A week ago, to the hour, the restaurant was packed for a visit from Texas Gov. Greg Abbott.
“I haven’t had that many people here in a while and I still wasn’t at 75% capacity,” Rosales said.
Montelongo’s is a Lubbock institution, nearing its 50th year in business. Rosales is the third-generation to run the family restaurant. He said he was proud to host the governor last week. He showed pictures of his family with Abbott and was pleased with how much take-out the governor and his staff ordered.
Still, when Rosales agreed to host the event where Abbott announced he was opening Texas “100%,” he wasn’t told much about what to expect. Rosales knew from a news article that Abbott had teased reopening announcements soon. He expected business occupancy limits to be lifted.
“The mask mandate caught me by surprise, really,” Rosales said. “I’m still going to require them.”
Rosales is doing exactly what the states said he can, starting today — setting his own COVID-19 rules. For him, that means continuing how Montelongo’s has operated for the last year: masks and social distancing.
“I have five tables in my garage that won’t be coming out anytime soon,” the restaurateur said.
The state’s move to rescind the mask mandate and expand business capacities has drawn harsh reactions from public health officials. Along with praise from some lawmakers and business advocates. Texans are split on whether COVID protocols are being dropped too soon. Over the last week, school districts, cities and businesses have rolled out what their own guidelines will be.
Katherine Wells is the director of the City of Lubbock’s Public Health Department.

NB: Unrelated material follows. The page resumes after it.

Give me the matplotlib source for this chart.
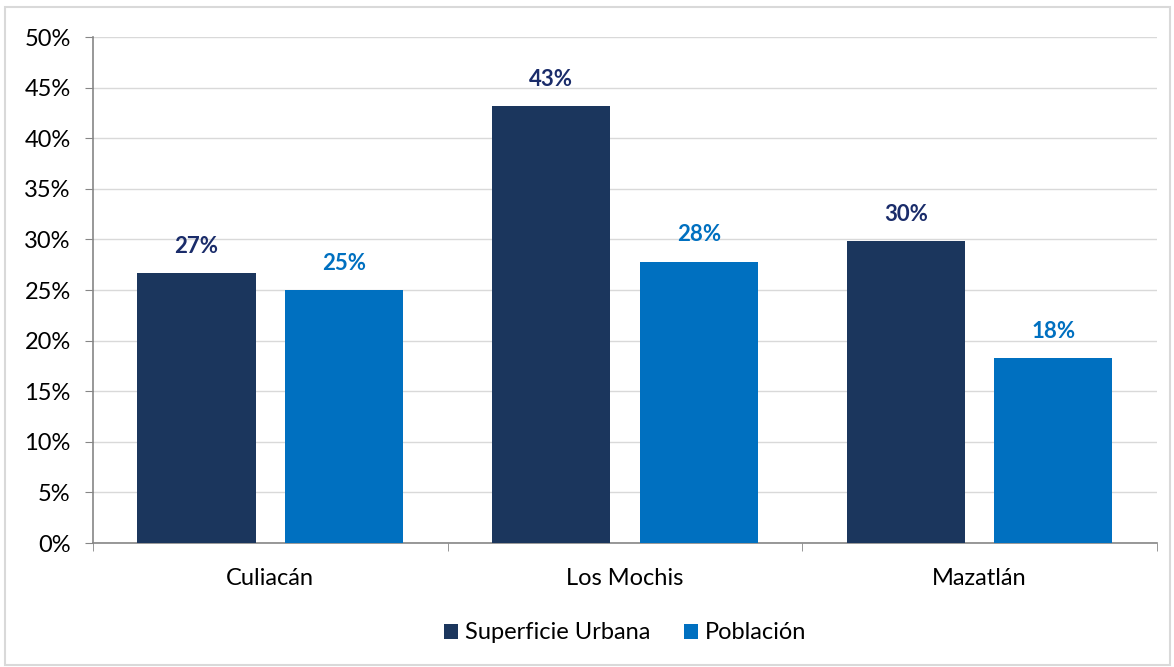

She’s relieved many of Lubbock’s major businesses, including Texas Tech University and United Supermarkets, say they’ll keep precautions, like masking, in place.
“We’re not at herd immunity yet, so we need to still stay that course and wear masks, especially when we’re around individuals who are not in our family,” Wells said, “regardless whether you’re vaccinated or not.”
In Odessa, mayor Javier Joven said he’s relieved too — that things are loosening. He said COVID-19 regulations hurt his constituents, financially and psychologically. And he’s skeptical about their effectiveness.
“We still had numbers increase at the peak when the mandate was ordered,” joven recently told KERA. “So I trust the citizens of Odessa will be adult enough to take care of their personal health.”
Other cities are requiring people to keep the masks on. In a statement yesterday, the City of Austin said health authorities current rules still stand. The governor’s executive order from last week, though, specifically prohibits jurisdictions from doing that. It could lead to conflict.
“Our effort is to preserve public health and economic health,” Dr. Mark Escott, Austin’s public health authority, said at a city council meeting. “And by finding that appropriate middle ground, we can do both things well without taking too many risks.”
Some worry the governor’s decision could lead to another surge in coronavirus cases, which have been trending downward after peaking in January.
On Sunday, Houston Mayor Sylvester Turner said now’s exactly the wrong time for this.
“Bear in mind there are five variants in the city of Houston, five, and they’re moving at a rapid rate,” Turner said, “which means we’re doing everything we can to get the shots in people’s arms as quickly as possible.”
Just over 4,700 Texans are currently hospitalized because of COVID-19. Yesterday, the state reported 167 new coronavirus deaths. More than four and a half million Texans, or about one in seven, are at least partially vaccinated against COVID-19, according to the latest data from Texas Health and Human Services.